If we told you the German pilot is looking for ways to optimise the energy supply chain via flexibility, advanced energy management systems, energy communities and a flexibility bridge, one might think: "Oh wow, they used a lot of fancy words here”. But no worries, in this article we will guide you through the jungle of terms and concepts with strange names, depicting what is being sought after in the German FEVER Pilot.
Let’s start with flexibility. Flexibility refers to the way energy systems can adjust to changes, planned or not, and still be capable to safely and continuously provide energy to all users. So, even in an event of dark doldrums or an unexpectedly high demand, the system is still able to provide as much electricity as is needed. This is essential, as the demand and the provision of electricity always need to match each other because the grid cannot store electricity. You can imagine that this needs to work quickly, reliably, and accurately – which can hardly be done by one or several persons.
Here, an advanced energy management system (EMS) comes into play. Such a system is able to gather consumption and production data while aiming at optimising the two parameters – remember keeping the balance mentioned above. This applies to both customers and producers, therefore the whole supply chain. The management system can remotely and automatically control all registered assets and it does not matter whether it is a solar panel, batteries, or a fridge.
The second important concept is an energy community. This term refers to a wide range of various actions that involve citizens’ participation in the energy supply chain, while exchanging energy with other community peers holds a great value in what is called "Peer-to-Peer” trading. In such an energy community a citizen producing energy can possibly share it with his or her fellow neighbours or other participants in the community in need of it. Also, it is possible to offer the use of electricity when there is a surplus production. This leads to the effect that local networks can take over the balancing of the energy demand on their own, while the overall grid is relieved in this duty.

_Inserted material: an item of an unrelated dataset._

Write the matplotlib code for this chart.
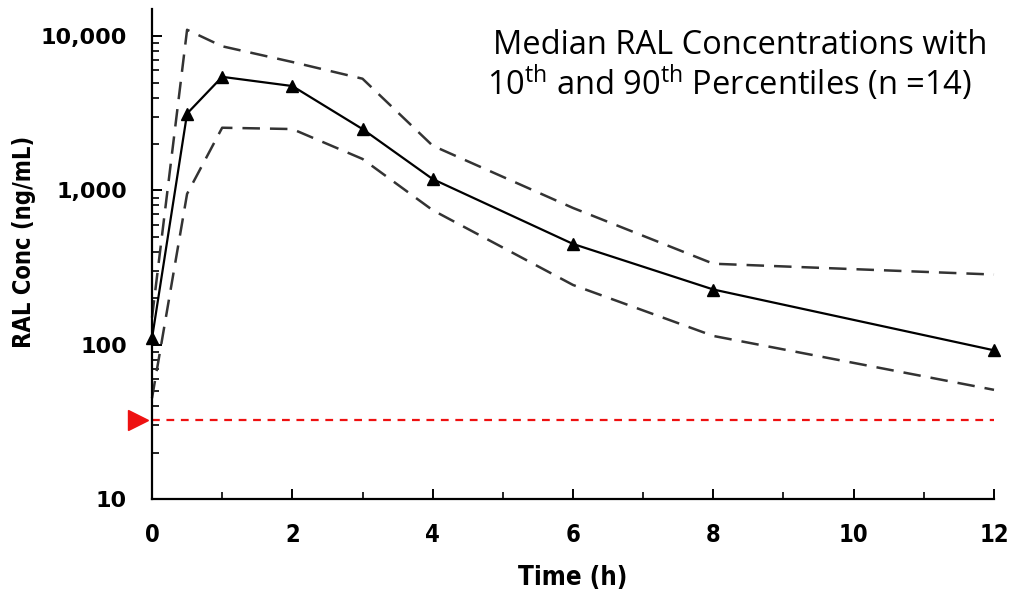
import matplotlib
matplotlib.use("Agg")
import matplotlib.pyplot as plt
from matplotlib.ticker import FixedLocator, FuncFormatter, LogLocator, NullFormatter

plt.rcParams['mathtext.fontset'] = 'custom'
plt.rcParams['mathtext.rm'] = 'Open Sans'
plt.rcParams['mathtext.it'] = 'Open Sans:italic'
plt.rcParams['mathtext.bf'] = 'Open Sans:bold'

# Data
time_h = [0, 0.5, 1, 2, 3, 4, 6, 8, 12]
median = [110, 3150, 5450, 4750, 2500, 1185, 450, 228, 92]
p90 = [150, 11000, 8600, 6800, 5300, 1950, 770, 335, 285]
p10 = [45, 950, 2550, 2500, 1600, 745, 244, 114, 51]
lloq = 32.5
x_ticks = [0, 2, 4, 6, 8, 10, 12]
y_ticks = [10, 100, 1000, 10000]
title_lines = ["Median RAL Concentrations with",
               r"10$^{\rm th}$ and 90$^{\rm th}$ Percentiles (n =14)"]

fig = plt.figure(figsize=(10.11, 5.94), dpi=100)
ax = fig.add_axes([152/1011, 1-499/594, (994-152)/1011, (499-9)/594])

ax.set_yscale('log')
ax.set_xlim(0, 12)
ax.set_ylim(10, 15000)

ax.plot(time_h, p90, color='#333333', lw=1.8, dashes=(7, 4), clip_on=False)
ax.plot(time_h, p10, color='#333333', lw=1.8, dashes=(7, 4), clip_on=False)
ax.plot(time_h, median, color='black', lw=1.6, marker='^', ms=8.5, clip_on=False)
ax.axhline(lloq, xmin=0, xmax=1, color='#ee1111', lw=1.6, dashes=(3.5, 3))
ax.plot([-0.017], [lloq], marker='>', color='#ee1111', ms=14,
        transform=ax.get_yaxis_transform(), clip_on=False)

for s in ['top', 'right']:
    ax.spines[s].set_visible(False)
for s in ['left', 'bottom']:
    ax.spines[s].set_linewidth(1.6)
    ax.spines[s].set_color('black')

ax.xaxis.set_major_locator(FixedLocator(x_ticks))
ax.xaxis.set_minor_locator(FixedLocator([1, 3, 5, 7, 9, 11]))
ax.yaxis.set_major_locator(FixedLocator(y_ticks))
ax.yaxis.set_minor_locator(LogLocator(base=10, subs=range(2, 10)))
ax.yaxis.set_minor_formatter(NullFormatter())
ax.yaxis.set_major_formatter(FuncFormatter(lambda v, p: f"{int(v):,}"))

ax.tick_params(axis='both', which='major', direction='in', length=7, width=1.4, colors='black')
ax.tick_params(axis='both', which='minor', direction='in', length=5, width=1.2, colors='black')
ax.tick_params(axis='y', which='major', pad=18)
ax.tick_params(axis='x', which='major', pad=17)

for lab in ax.get_yticklabels():
    lab.set_fontfamily('DejaVu Sans')
    lab.set_fontweight('bold')
    lab.set_fontsize(16)
for lab in ax.get_xticklabels():
    lab.set_fontfamily('DejaVu Sans')
    lab.set_fontstretch('condensed')
    lab.set_fontweight('bold')
    lab.set_fontsize(17)

ax.set_xlabel("Time (h)", fontsize=18.5, fontweight='bold', fontstretch='condensed',
              family='DejaVu Sans', va='center')
ax.xaxis.set_label_coords(0.5, -(578 - 499) / 490)
ax.set_ylabel("RAL Conc (ng/mL)", fontsize=17, fontweight='bold', fontstretch='condensed',
              family='DejaVu Sans', va='center')
ax.yaxis.set_label_coords((24 - 152) / 842, (499 - 242) / 490)

fig.text(740/1011, 1-45/594, title_lines[0], ha='center', va='center',
         fontsize=23.5, family='Open Sans')
fig.text(729/1011, 1-83/594, title_lines[1], ha='center', va='center',
         fontsize=23.5, family='Open Sans')

fig.savefig("out.png", dpi=100)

The German pilot aims at implementing those two concepts in a creative way:
Imagine having two of such above-mentioned energy communities equipped with state-of-the-art energy management system in two towns. But these towns are more than 100 km apart from each other. "Why is this so special or important?”, you might ask. Well, in FEVER we want to establish and test a way for the two energy communities for that they cannot only operate locally, but rather communicate and exchange energy, as well as flexibility between them. Isn’t this cool? Just like we are no longer bound to working in one place – thank you home office – electricity and flexibility trading can be done remotely, too. Say what! For this purpose, an energy exchange mechanism is established – a so-called "Flexi-Bridge”. This flexibility bridge connects the two communities and enables trading between them. While doing this, already installed EMS communicate with a special tool developed within FEVER capable of coordinating Flexibility Service, Forecasting and many other applications. This tool is called a DSO Toolbox which is developed during the project, too.